Walau Jenny terenggut darinya tapi Oliver belajar satu hal yang sangat penting dalam hidupnya. Cara untuk mencintai. Pada akhirnya hubungannya dengan ayahnya pun berkembang ke arah yang baik. Ia sama sekali tak menyangka di hari kematian Jenny, ayahnya, si Muka Batu, datang menemuinya. Saat itu ayahnya tak tahu kalau Jenny sudah meninggal. Ia hanya mendengar Jenny sakit keras dan karenanya langsung ke rumah sakit. Ayah Oliver menyesali sikap Oliver yang tak memberitahunya soal penyakit Jenny. 

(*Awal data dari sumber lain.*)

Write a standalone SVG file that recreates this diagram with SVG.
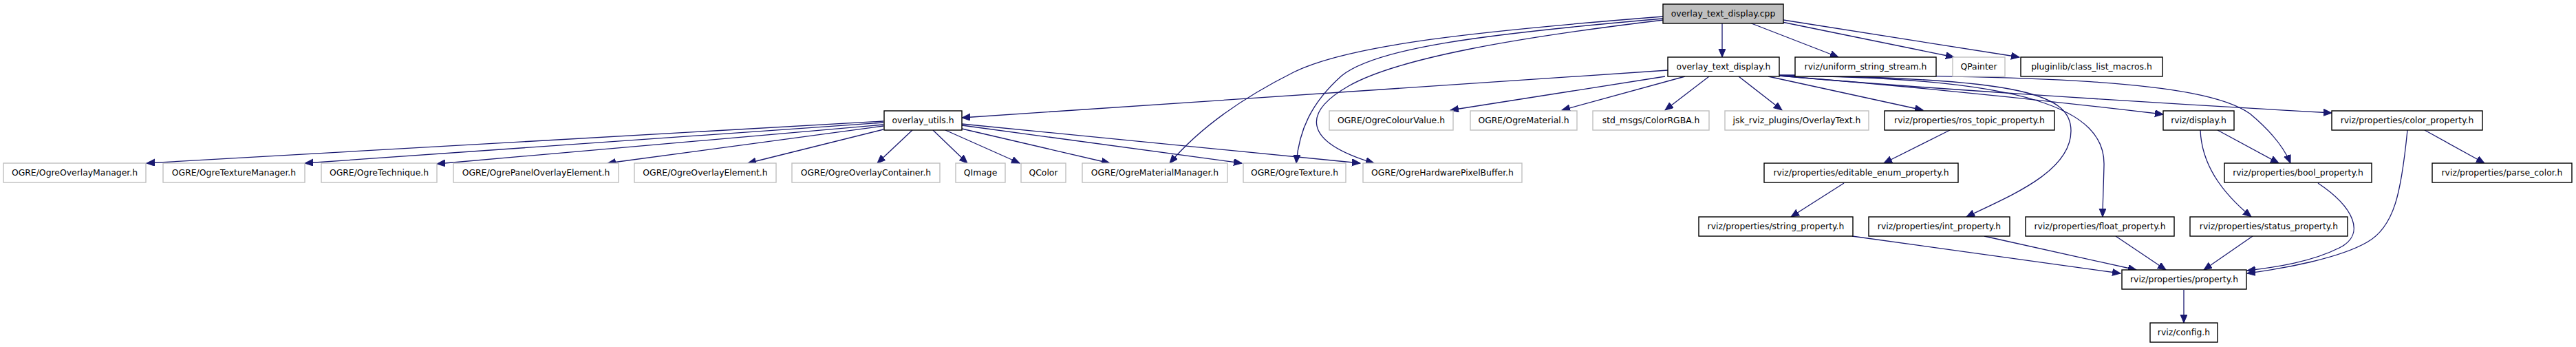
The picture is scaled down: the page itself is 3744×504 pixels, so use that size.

Seperti kalimat pembukanya yang begitu getir sekaligus manis, kalimat-kalimat akhir dalam novel ini pun diakhiri secara manis sekaligus getir. 

"Oliver," ayahku berkata dengan nada mendesak, "aku ingin membantu." 

"Jenny meninggal," aku memberitahunya. 

"Maafkan aku," ia berbisik seperti seseorang yang kehabisan kata-kata. 

Saat itu, Oliver menjawab ayahnya dengan kalimat yang sama seperti yang pernah diucapkan oleh Jenny, wanita yang dicintainya. 

"Cinta berarti tak perlu meminta maaf." 

Dan kemudian aku melakukan sesuatu yang belum pernah kulakukan di depan ayahku, apalagi di dalam pelukannya. Aku menangis.